• **Task details**
Copy nothing but the part that opens with the line containing "Rebuild this diagram" and closes with the line containing "-- (#2) -- ($(#2)+(-#5,#4)$) -- ($(#2)+(-#5,#3)$)". Do not include pictures.

• **Listing**
* * *
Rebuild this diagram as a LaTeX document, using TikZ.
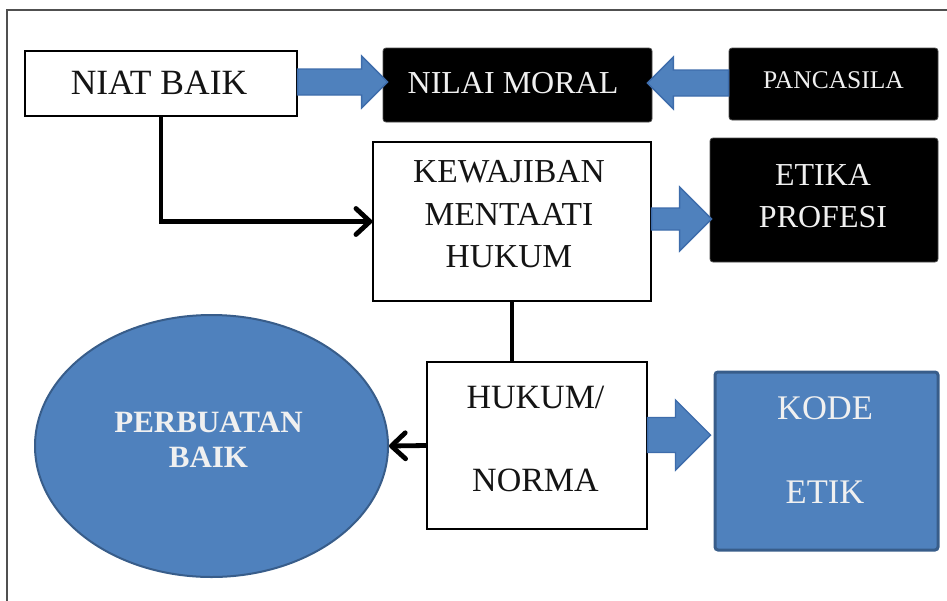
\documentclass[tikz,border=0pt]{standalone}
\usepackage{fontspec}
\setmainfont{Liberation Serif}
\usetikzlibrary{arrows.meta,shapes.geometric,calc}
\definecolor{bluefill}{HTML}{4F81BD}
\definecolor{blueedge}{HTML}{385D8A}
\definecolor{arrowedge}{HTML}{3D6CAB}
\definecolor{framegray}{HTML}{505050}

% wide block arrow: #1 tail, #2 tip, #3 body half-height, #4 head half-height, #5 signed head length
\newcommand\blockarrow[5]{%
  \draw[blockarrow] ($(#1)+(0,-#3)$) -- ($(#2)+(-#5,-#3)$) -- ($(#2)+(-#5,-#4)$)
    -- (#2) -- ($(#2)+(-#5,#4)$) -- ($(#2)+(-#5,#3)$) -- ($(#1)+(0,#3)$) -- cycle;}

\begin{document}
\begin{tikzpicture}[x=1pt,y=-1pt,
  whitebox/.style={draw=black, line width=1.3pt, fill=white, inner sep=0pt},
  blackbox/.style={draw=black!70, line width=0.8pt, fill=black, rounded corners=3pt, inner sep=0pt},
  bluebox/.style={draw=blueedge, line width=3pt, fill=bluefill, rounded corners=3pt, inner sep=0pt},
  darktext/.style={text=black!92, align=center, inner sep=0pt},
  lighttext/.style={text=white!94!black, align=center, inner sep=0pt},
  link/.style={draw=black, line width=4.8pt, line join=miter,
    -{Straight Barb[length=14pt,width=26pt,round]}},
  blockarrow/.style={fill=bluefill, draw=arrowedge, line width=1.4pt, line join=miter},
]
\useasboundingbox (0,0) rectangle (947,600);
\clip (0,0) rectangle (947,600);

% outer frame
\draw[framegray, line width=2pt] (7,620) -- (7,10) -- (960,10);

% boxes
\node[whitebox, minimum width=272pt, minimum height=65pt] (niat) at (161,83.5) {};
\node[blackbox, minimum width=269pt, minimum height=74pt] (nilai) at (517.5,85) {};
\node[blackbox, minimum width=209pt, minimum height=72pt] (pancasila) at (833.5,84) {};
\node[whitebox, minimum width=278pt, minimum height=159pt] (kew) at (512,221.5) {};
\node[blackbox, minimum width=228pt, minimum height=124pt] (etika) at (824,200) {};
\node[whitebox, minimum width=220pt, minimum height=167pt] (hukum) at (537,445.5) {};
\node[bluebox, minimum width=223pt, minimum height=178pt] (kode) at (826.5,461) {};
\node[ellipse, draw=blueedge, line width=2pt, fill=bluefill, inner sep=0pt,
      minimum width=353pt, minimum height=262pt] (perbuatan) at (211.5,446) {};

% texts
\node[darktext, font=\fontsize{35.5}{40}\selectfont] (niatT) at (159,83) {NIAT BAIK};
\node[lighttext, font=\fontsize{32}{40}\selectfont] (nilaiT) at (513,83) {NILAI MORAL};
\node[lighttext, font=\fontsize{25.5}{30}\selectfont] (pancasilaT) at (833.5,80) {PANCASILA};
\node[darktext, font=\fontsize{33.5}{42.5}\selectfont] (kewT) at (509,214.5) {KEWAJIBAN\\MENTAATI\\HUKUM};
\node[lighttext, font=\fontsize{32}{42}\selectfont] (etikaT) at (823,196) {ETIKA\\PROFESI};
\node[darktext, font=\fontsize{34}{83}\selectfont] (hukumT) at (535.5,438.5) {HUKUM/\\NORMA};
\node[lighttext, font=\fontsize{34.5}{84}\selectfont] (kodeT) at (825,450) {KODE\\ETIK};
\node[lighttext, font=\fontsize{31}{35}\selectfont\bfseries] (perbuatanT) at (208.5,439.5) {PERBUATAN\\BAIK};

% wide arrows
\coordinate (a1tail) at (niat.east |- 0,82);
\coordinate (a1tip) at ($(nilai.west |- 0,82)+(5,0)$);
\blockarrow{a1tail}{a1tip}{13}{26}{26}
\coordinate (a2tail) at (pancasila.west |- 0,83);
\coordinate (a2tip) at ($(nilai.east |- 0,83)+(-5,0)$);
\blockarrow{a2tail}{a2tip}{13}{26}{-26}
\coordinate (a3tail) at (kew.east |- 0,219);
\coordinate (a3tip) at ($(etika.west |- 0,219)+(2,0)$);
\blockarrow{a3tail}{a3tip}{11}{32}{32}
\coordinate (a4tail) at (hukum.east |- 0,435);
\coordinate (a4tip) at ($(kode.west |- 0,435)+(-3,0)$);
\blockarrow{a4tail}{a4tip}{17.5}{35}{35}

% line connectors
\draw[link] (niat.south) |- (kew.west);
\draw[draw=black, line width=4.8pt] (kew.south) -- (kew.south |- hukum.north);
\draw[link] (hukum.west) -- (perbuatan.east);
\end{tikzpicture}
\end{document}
* * *
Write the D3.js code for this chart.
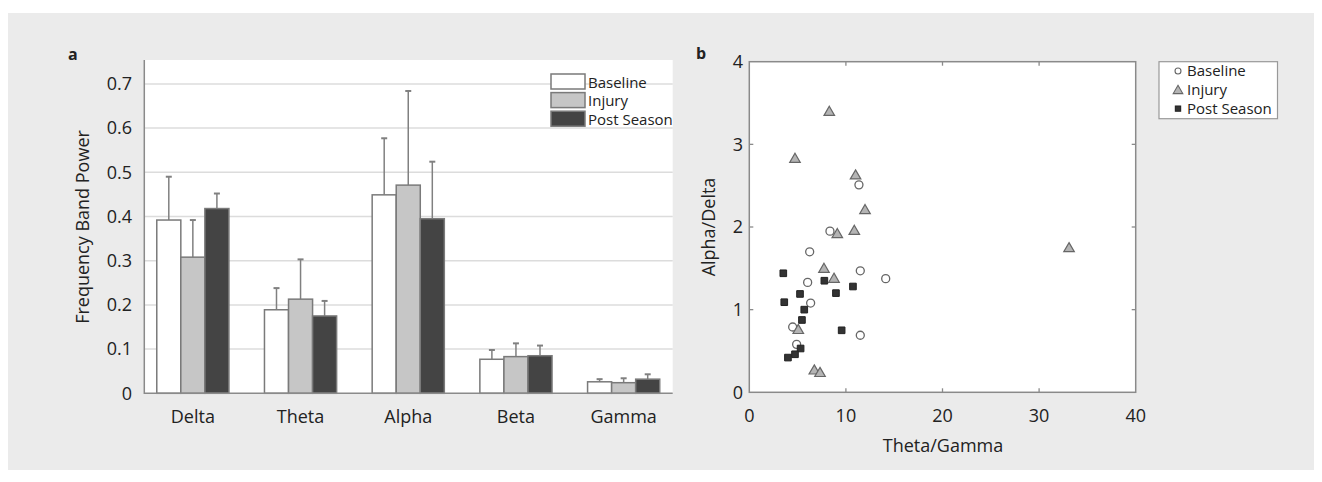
* * *
• **Completed task**
Rebuild this diagram as a LaTeX document, using TikZ.
\documentclass[tikz,border=0pt]{standalone}
\usepackage{fontspec}
\setmainfont{Liberation Serif}
\usetikzlibrary{arrows.meta,shapes.geometric,calc}
\definecolor{bluefill}{HTML}{4F81BD}
\definecolor{blueedge}{HTML}{385D8A}
\definecolor{arrowedge}{HTML}{3D6CAB}
\definecolor{framegray}{HTML}{505050}

% wide block arrow: #1 tail, #2 tip, #3 body half-height, #4 head half-height, #5 signed head length
\newcommand\blockarrow[5]{%
  \draw[blockarrow] ($(#1)+(0,-#3)$) -- ($(#2)+(-#5,-#3)$) -- ($(#2)+(-#5,-#4)$)
    -- (#2) -- ($(#2)+(-#5,#4)$) -- ($(#2)+(-#5,#3)$) -- ($(#1)+(0,#3)$) -- cycle;}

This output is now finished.